Paradoks “Dilarang Buang Sampah”: Ketika Larangan Justru Mengundang Pelanggaran

buang sampah

Photo by John Cameron on Unsplash

Pernahkah melihat atau justru mengalami sendiri, anak kecil yang ketika dilarang justru seolah-olah seperti didorong untuk melakukan hal yang dilarang tersebut? Hal ini juga yang terjadi saat tempat yang dipasang tulisan “dilarang buang sampah di sini” justru menjadi tempat untuk membuang sampah. Bagaimana menjelaskan paradoks ini?

Fenomena menarik sering kita temui di berbagai tempat – lokasi yang dipasangi tulisan “Dilarang Membuang Sampah di Sini” justru kerap menjadi tempat penumpukan sampah. Paradoks ini dapat dijelaskan melalui teori reaktansi psikologis (psychological reactance theory) yang dikembangkan oleh Brehm sejak 1966.

Teori reaktansi psikologis menjelaskan bahwa ketika kebebasan seseorang terancam atau dibatasi, muncul dorongan motivasional yang tidak menyenangkan untuk memulihkan kebebasan tersebut. Dalam konteks larangan membuang sampah, tulisan pelarangan dapat dipersepsikan sebagai ancaman terhadap kebebasan individu untuk membuang sampah di tempat tersebut. Hal ini kemudian memicu reaktansi – orang justru terdorong untuk melakukan perilaku yang dilarang sebagai bentuk “perlawanan” terhadap pembatasan kebebasannya.

Sumber: Info Aceh Timur

Riset oleh Steindl et al. (2015) menunjukkan bahwa reaktansi melibatkan aspek kognitif dan afektif yang saling terkait. Ketika melihat tulisan larangan, orang dapat mengalami emosi negatif seperti rasa marah dan terganggu, sekaligus muncul pikiran-pikiran menentang (counterarguing). Proses ini dapat terjadi secara impulsif dan otomatis, bahkan tanpa disadari sepenuhnya oleh individu yang bersangkutan.
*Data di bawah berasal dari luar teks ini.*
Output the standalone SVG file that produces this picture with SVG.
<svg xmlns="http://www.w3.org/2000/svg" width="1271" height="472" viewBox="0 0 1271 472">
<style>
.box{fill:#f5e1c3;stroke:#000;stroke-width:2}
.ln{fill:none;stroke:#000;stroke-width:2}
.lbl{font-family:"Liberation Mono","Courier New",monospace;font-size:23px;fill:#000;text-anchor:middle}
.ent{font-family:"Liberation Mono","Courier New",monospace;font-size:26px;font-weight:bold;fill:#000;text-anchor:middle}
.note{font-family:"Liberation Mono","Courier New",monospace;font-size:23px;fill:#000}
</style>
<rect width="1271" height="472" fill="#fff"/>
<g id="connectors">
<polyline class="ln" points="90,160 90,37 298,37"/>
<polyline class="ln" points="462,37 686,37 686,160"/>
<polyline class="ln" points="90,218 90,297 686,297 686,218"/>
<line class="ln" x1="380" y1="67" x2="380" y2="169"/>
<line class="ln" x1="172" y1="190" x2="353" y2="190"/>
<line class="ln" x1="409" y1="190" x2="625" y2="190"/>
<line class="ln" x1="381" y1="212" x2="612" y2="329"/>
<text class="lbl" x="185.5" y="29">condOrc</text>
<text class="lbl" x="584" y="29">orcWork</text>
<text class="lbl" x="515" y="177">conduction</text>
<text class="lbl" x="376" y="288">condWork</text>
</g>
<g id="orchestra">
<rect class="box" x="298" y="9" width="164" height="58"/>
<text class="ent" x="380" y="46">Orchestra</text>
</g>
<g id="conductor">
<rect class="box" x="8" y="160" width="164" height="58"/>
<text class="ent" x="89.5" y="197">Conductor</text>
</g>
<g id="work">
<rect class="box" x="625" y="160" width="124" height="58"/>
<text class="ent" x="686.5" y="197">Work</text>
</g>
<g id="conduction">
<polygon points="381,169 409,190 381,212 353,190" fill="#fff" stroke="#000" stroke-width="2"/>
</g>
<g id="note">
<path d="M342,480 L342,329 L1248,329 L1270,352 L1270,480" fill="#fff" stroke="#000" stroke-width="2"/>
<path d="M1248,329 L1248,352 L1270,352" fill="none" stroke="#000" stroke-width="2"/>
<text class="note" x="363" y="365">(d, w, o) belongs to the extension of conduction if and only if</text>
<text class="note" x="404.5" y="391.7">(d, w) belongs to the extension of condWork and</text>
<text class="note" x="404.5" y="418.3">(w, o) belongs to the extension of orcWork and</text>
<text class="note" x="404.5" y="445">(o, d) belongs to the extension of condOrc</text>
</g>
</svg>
Menariknya, kecenderungan ini semakin kuat jika larangan disampaikan dengan bahasa yang terkesan memaksa dan mengontrol, misalnya menggunakan kata-kata seperti “harus”, “wajib”, atau “dilarang keras”. Penelitian menunjukkan bahwa penggunaan bahasa yang lebih persuasif dan memberi pilihan justru dapat mengurangi reaktansi.

Kecenderungan ini juga dipengaruhi oleh konteks budaya dan persepsi individu terhadap otonomi dan kontrol diri. Dalam konteks budaya individualistik, misalnya, ancaman terhadap kebebasan individu sering dianggap lebih signifikan dibandingkan dalam budaya kolektivistik. Orang yang berasal dari budaya individualistik (misalnya di perkotaan) cenderung memiliki reaksi yang lebih kuat terhadap larangan, karena mereka menilai kebebasan pribadi sebagai hak yang sangat penting​.
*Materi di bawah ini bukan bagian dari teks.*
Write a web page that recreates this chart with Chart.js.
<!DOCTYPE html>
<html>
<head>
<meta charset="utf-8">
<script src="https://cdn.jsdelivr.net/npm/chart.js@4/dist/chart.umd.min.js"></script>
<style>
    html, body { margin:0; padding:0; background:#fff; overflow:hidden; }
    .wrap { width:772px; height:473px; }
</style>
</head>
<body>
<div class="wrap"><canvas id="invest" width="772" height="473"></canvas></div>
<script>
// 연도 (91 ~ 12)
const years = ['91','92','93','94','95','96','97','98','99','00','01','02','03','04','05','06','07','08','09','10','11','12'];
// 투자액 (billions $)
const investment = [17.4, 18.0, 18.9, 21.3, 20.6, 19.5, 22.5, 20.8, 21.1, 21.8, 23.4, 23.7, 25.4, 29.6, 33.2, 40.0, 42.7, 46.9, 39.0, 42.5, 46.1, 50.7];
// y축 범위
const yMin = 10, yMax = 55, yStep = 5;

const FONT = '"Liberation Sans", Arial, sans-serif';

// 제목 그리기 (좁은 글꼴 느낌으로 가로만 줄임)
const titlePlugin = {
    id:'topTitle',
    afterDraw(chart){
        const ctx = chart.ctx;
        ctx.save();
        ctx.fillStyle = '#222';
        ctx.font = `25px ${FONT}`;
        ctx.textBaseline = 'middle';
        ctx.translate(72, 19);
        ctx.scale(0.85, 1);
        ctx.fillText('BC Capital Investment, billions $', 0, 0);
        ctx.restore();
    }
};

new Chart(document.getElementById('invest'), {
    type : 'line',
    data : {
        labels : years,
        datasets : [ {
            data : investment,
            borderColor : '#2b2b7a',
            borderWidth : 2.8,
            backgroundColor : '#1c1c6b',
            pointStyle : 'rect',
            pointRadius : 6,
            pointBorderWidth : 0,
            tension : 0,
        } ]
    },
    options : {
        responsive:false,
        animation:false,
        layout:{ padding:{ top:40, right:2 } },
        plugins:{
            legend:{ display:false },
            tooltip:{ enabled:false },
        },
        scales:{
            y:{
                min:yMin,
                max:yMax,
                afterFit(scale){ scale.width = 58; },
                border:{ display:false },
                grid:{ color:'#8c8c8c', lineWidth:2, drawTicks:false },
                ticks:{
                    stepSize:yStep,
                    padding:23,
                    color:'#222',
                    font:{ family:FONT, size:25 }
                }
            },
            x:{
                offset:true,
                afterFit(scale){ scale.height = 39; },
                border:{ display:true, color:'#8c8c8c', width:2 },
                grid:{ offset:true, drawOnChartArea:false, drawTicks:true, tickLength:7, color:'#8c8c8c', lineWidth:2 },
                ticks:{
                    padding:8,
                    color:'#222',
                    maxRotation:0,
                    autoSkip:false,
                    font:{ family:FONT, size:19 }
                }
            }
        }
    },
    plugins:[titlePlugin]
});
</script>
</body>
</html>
Selain itu, reaksi terhadap larangan seperti ini juga bisa muncul sebagai bentuk solidaritas kelompok, di mana orang lain yang melihat pelanggaran menjadi terdorong untuk ikut serta sebagai bentuk dukungan implisit terhadap aksi protes tersebut.

Selain itu, penempatan tanda larangan sering kali tidak memperhitungkan konteks lokal. Sebuah lokasi yang tidak memiliki akses tempat sampah yang memadai, misalnya, dapat menyebabkan individu mengabaikan larangan dengan alasan praktis. Dalam situasi ini, tekanan untuk mematuhi larangan ditangkal oleh kebutuhan untuk memecahkan masalah yang lebih mendesak.

Implikasinya, pendekatan alternatif seperti mengajak dengan positif (“Mari Jaga Kebersihan Bersama”) atau memberikan penjelasan logis tentang dampak membuang sampah sembarangan mungkin lebih efektif ketimbang larangan langsung. Pemahaman tentang reaktansi psikologis ini penting bagi upaya mengatasi masalah sampah dan perilaku sosial lainnya dengan cara yang lebih cerdas dan berbasis studi ilmiah.

Fenomena ini mengingatkan bahwa intervensi perilaku perlu mempertimbangkan aspek psikologis manusia. Terkadang niat baik untuk mengatur perilaku justru dapat memicu hasil yang berlawanan jika tidak memahami mekanisme psikologis yang mendasarinya.